◆ **DATA SECTION**
--------------------------------

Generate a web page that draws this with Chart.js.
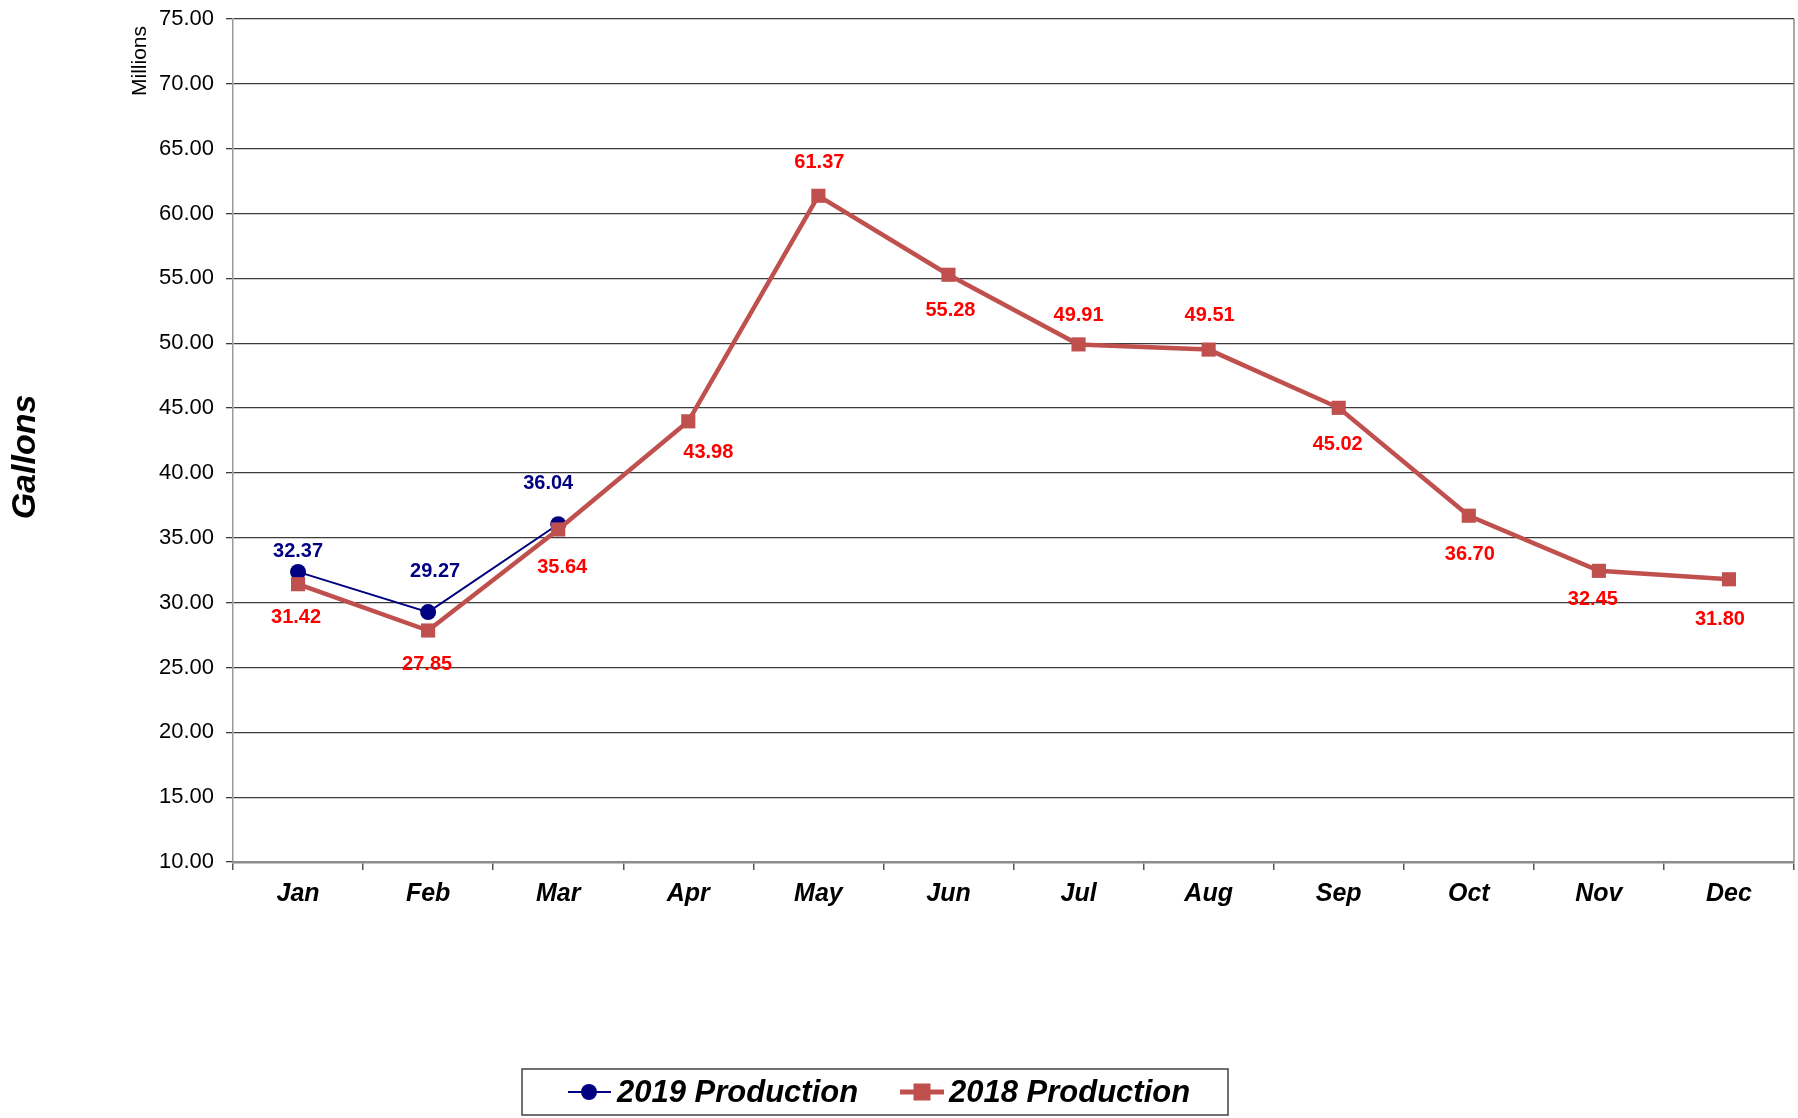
<!DOCTYPE html>
<html>
<head>
<meta charset="utf-8">
<script src="https://cdn.jsdelivr.net/npm/chart.js@4/dist/chart.umd.min.js"></script>
<style>
  html, body { margin: 0; padding: 0; background: #fff; }
  #wrap { width: 1798px; height: 1118px; }
</style>
</head>
<body>
<div id="wrap"><canvas id="prod-chart" width="1798" height="1118"></canvas></div>
<script>
const months = ['Jan', 'Feb', 'Mar', 'Apr', 'May', 'Jun', 'Jul', 'Aug', 'Sep', 'Oct', 'Nov', 'Dec'];
const prod2019 = [32.37, 29.27, 36.04, null, null, null, null, null, null, null, null, null];
const prod2018 = [31.42, 27.85, 35.64, 43.98, 61.37, 55.28, 49.91, 49.51, 45.02, 36.70, 32.45, 31.80];
const yMin = 10, yMax = 75, yStep = 5;

// where each value label sits relative to its point (px)
const labelShift2019 = [[0, -20], [7, -41], [-10, -41]];
const labelShift2018 = [[-2, 33], [-1, 34], [4, 38], [20, 31], [1, -33], [2, 36],
                        [0, -29], [1, -34], [-1, 37], [1, 39], [-6, 29], [-9, 40]];

const NAVY = '#000080';
const BRICK = '#C0504D';
const FONT = '"Liberation Sans", Arial, sans-serif';

const valueLabels = {
  id: 'valueLabels',
  afterDatasetsDraw(chart) {
    const ctx = chart.ctx;
    ctx.save();
    ctx.font = 'bold 20px ' + FONT;
    ctx.textAlign = 'center';
    ctx.textBaseline = 'middle';
    chart.data.datasets.forEach((ds, i) => {
      const meta = chart.getDatasetMeta(i);
      const shifts = i === 0 ? labelShift2019 : labelShift2018;
      ctx.fillStyle = i === 0 ? NAVY : '#FF0000';
      meta.data.forEach((pt, j) => {
        const v = ds.data[j];
        if (v === null || v === undefined) return;
        const s = shifts[j] || [0, -30];
        ctx.fillText(v.toFixed(2), pt.x + s[0], pt.y + s[1]);
      });
    });
    ctx.restore();
  }
};

const extras = {
  id: 'extras',
  afterDraw(chart) {
    const ctx = chart.ctx;
    const area = chart.chartArea;
    ctx.save();
    // right border of plot
    ctx.strokeStyle = '#8c8c8c';
    ctx.lineWidth = 1.5;
    ctx.beginPath();
    ctx.moveTo(area.right, area.top);
    ctx.lineTo(area.right, area.bottom);
    ctx.stroke();

    // axis titles
    ctx.fillStyle = '#000';
    ctx.textAlign = 'center';
    ctx.textBaseline = 'middle';
    ctx.translate(26, 457);
    ctx.rotate(-Math.PI / 2);
    ctx.font = 'bold italic 34px ' + FONT;
    ctx.fillText('Gallons', 0, 0);
    ctx.setTransform(1, 0, 0, 1, 0, 0);
    ctx.translate(140, 61);
    ctx.rotate(-Math.PI / 2);
    ctx.font = '21px ' + FONT;
    ctx.fillText('Millions', 0, 0);
    ctx.setTransform(1, 0, 0, 1, 0, 0);

    // legend
    const lx = 522, ly = 1069, lw = 706, lh = 46, cy = ly + lh / 2;
    ctx.fillStyle = '#fff';
    ctx.fillRect(lx, ly, lw, lh);
    ctx.strokeStyle = '#404040';
    ctx.lineWidth = 1.5;
    ctx.strokeRect(lx, ly, lw, lh);

    ctx.strokeStyle = NAVY;
    ctx.lineWidth = 2;
    ctx.beginPath(); ctx.moveTo(568, cy); ctx.lineTo(611, cy); ctx.stroke();
    ctx.fillStyle = NAVY;
    ctx.beginPath(); ctx.arc(589, cy, 8, 0, Math.PI * 2); ctx.fill();

    ctx.strokeStyle = BRICK;
    ctx.lineWidth = 5;
    ctx.beginPath(); ctx.moveTo(900, cy); ctx.lineTo(944, cy); ctx.stroke();
    ctx.fillStyle = BRICK;
    ctx.fillRect(922 - 8.5, cy - 8.5, 17, 17);

    ctx.fillStyle = '#000';
    ctx.textAlign = 'left';
    ctx.font = 'bold italic 31px ' + FONT;
    ctx.fillText('2019 Production', 617, cy + 1);
    ctx.fillText('2018 Production', 949, cy + 1);
    ctx.restore();
  }
};

new Chart(document.getElementById('prod-chart').getContext('2d'), {
  type: 'line',
  data: {
    labels: months,
    datasets: [
      {
        label: '2019 Production',
        data: prod2019,
        borderColor: NAVY,
        backgroundColor: NAVY,
        borderWidth: 2,
        pointStyle: 'circle',
        pointRadius: 8,
        pointBorderWidth: 0,
        tension: 0,
        order: 1
      },
      {
        label: '2018 Production',
        data: prod2018,
        borderColor: BRICK,
        backgroundColor: BRICK,
        borderWidth: 4.5,
        pointStyle: 'rect',
        pointRadius: 10,
        pointBorderWidth: 0,
        tension: 0,
        order: 0
      }
    ]
  },
  options: {
    responsive: false,
    animation: false,
    events: [],
    layout: { autoPadding: false, padding: { left: 0, top: 19, right: 4, bottom: 0 } },
    plugins: {
      legend: { display: false },
      tooltip: { enabled: false }
    },
    scales: {
      x: {
        offset: true,
        afterFit(scale) {
          scale.height = 256;
          scale.paddingLeft = 0; scale.paddingRight = 0;
        },
        grid: { drawOnChartArea: false, drawTicks: true, tickLength: 8, color: '#555', lineWidth: 1.5, offset: true },
        border: { display: true, color: '#8c8c8c', width: 2.5 },
        ticks: {
          color: '#000',
          padding: 9,
          maxRotation: 0,
          font: { family: FONT, size: 25, weight: 'bold', style: 'italic' }
        }
      },
      y: {
        min: yMin,
        max: yMax,
        afterFit(scale) {
          scale.width = 233;
          scale.paddingTop = 0; scale.paddingBottom = 0;
        },
        grid: { color: '#3c3c3c', lineWidth: 1.3, tickLength: 7, drawTicks: true },
        border: { display: true, color: '#999', width: 1.5 },
        ticks: {
          stepSize: yStep,
          color: '#000',
          padding: 12,
          font: { family: FONT, size: 22 },
          callback: v => v.toFixed(2)
        }
      }
    }
  },
  plugins: [valueLabels, extras]
});
</script>
</body>
</html>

--------------------------------

◆ **CHALLENGE**
Reproduce each line exactly as it appears, omitting the pictures.

◆ **ANSWER TO THE PROBLEM**
Generate a web page that draws this with Chart.js.
<!DOCTYPE html>
<html>
<head>
<meta charset="utf-8">
<script src="https://cdn.jsdelivr.net/npm/chart.js@4/dist/chart.umd.min.js"></script>
<style>
  html, body { margin: 0; padding: 0; background: #fff; }
  #wrap { width: 1798px; height: 1118px; }
</style>
</head>
<body>
<div id="wrap"><canvas id="prod-chart" width="1798" height="1118"></canvas></div>
<script>
const months = ['Jan', 'Feb', 'Mar', 'Apr', 'May', 'Jun', 'Jul', 'Aug', 'Sep', 'Oct', 'Nov', 'Dec'];
const prod2019 = [32.37, 29.27, 36.04, null, null, null, null, null, null, null, null, null];
const prod2018 = [31.42, 27.85, 35.64, 43.98, 61.37, 55.28, 49.91, 49.51, 45.02, 36.70, 32.45, 31.80];
const yMin = 10, yMax = 75, yStep = 5;

// where each value label sits relative to its point (px)
const labelShift2019 = [[0, -20], [7, -41], [-10, -41]];
const labelShift2018 = [[-2, 33], [-1, 34], [4, 38], [20, 31], [1, -33], [2, 36],
                        [0, -29], [1, -34], [-1, 37], [1, 39], [-6, 29], [-9, 40]];

const NAVY = '#000080';
const BRICK = '#C0504D';
const FONT = '"Liberation Sans", Arial, sans-serif';

const valueLabels = {
  id: 'valueLabels',
  afterDatasetsDraw(chart) {
    const ctx = chart.ctx;
    ctx.save();
    ctx.font = 'bold 20px ' + FONT;
    ctx.textAlign = 'center';
    ctx.textBaseline = 'middle';
    chart.data.datasets.forEach((ds, i) => {
      const meta = chart.getDatasetMeta(i);
      const shifts = i === 0 ? labelShift2019 : labelShift2018;
      ctx.fillStyle = i === 0 ? NAVY : '#FF0000';
      meta.data.forEach((pt, j) => {
        const v = ds.data[j];
        if (v === null || v === undefined) return;
        const s = shifts[j] || [0, -30];
        ctx.fillText(v.toFixed(2), pt.x + s[0], pt.y + s[1]);
      });
    });
    ctx.restore();
  }
};

const extras = {
  id: 'extras',
  afterDraw(chart) {
    const ctx = chart.ctx;
    const area = chart.chartArea;
    ctx.save();
    // right border of plot
    ctx.strokeStyle = '#8c8c8c';
    ctx.lineWidth = 1.5;
    ctx.beginPath();
    ctx.moveTo(area.right, area.top);
    ctx.lineTo(area.right, area.bottom);
    ctx.stroke();

    // axis titles
    ctx.fillStyle = '#000';
    ctx.textAlign = 'center';
    ctx.textBaseline = 'middle';
    ctx.translate(26, 457);
    ctx.rotate(-Math.PI / 2);
    ctx.font = 'bold italic 34px ' + FONT;
    ctx.fillText('Gallons', 0, 0);
    ctx.setTransform(1, 0, 0, 1, 0, 0);
    ctx.translate(140, 61);
    ctx.rotate(-Math.PI / 2);
    ctx.font = '21px ' + FONT;
    ctx.fillText('Millions', 0, 0);
    ctx.setTransform(1, 0, 0, 1, 0, 0);

    // legend
    const lx = 522, ly = 1069, lw = 706, lh = 46, cy = ly + lh / 2;
    ctx.fillStyle = '#fff';
    ctx.fillRect(lx, ly, lw, lh);
    ctx.strokeStyle = '#404040';
    ctx.lineWidth = 1.5;
    ctx.strokeRect(lx, ly, lw, lh);

    ctx.strokeStyle = NAVY;
    ctx.lineWidth = 2;
    ctx.beginPath(); ctx.moveTo(568, cy); ctx.lineTo(611, cy); ctx.stroke();
    ctx.fillStyle = NAVY;
    ctx.beginPath(); ctx.arc(589, cy, 8, 0, Math.PI * 2); ctx.fill();

    ctx.strokeStyle = BRICK;
    ctx.lineWidth = 5;
    ctx.beginPath(); ctx.moveTo(900, cy); ctx.lineTo(944, cy); ctx.stroke();
    ctx.fillStyle = BRICK;
    ctx.fillRect(922 - 8.5, cy - 8.5, 17, 17);

    ctx.fillStyle = '#000';
    ctx.textAlign = 'left';
    ctx.font = 'bold italic 31px ' + FONT;
    ctx.fillText('2019 Production', 617, cy + 1);
    ctx.fillText('2018 Production', 949, cy + 1);
    ctx.restore();
  }
};

new Chart(document.getElementById('prod-chart').getContext('2d'), {
  type: 'line',
  data: {
    labels: months,
    datasets: [
      {
        label: '2019 Production',
        data: prod2019,
        borderColor: NAVY,
        backgroundColor: NAVY,
        borderWidth: 2,
        pointStyle: 'circle',
        pointRadius: 8,
        pointBorderWidth: 0,
        tension: 0,
        order: 1
      },
      {
        label: '2018 Production',
        data: prod2018,
        borderColor: BRICK,
        backgroundColor: BRICK,
        borderWidth: 4.5,
        pointStyle: 'rect',
        pointRadius: 10,
        pointBorderWidth: 0,
        tension: 0,
        order: 0
      }
    ]
  },
  options: {
    responsive: false,
    animation: false,
    events: [],
    layout: { autoPadding: false, padding: { left: 0, top: 19, right: 4, bottom: 0 } },
    plugins: {
      legend: { display: false },
      tooltip: { enabled: false }
    },
    scales: {
      x: {
        offset: true,
        afterFit(scale) {
          scale.height = 256;
          scale.paddingLeft = 0; scale.paddingRight = 0;
        },
        grid: { drawOnChartArea: false, drawTicks: true, tickLength: 8, color: '#555', lineWidth: 1.5, offset: true },
        border: { display: true, color: '#8c8c8c', width: 2.5 },
        ticks: {
          color: '#000',
          padding: 9,
          maxRotation: 0,
          font: { family: FONT, size: 25, weight: 'bold', style: 'italic' }
        }
      },
      y: {
        min: yMin,
        max: yMax,
        afterFit(scale) {
          scale.width = 233;
          scale.paddingTop = 0; scale.paddingBottom = 0;
        },
        grid: { color: '#3c3c3c', lineWidth: 1.3, tickLength: 7, drawTicks: true },
        border: { display: true, color: '#999', width: 1.5 },
        ticks: {
          stepSize: yStep,
          color: '#000',
          padding: 12,
          font: { family: FONT, size: 22 },
          callback: v => v.toFixed(2)
        }
      }
    }
  },
  plugins: [valueLabels, extras]
});
</script>
</body>
</html>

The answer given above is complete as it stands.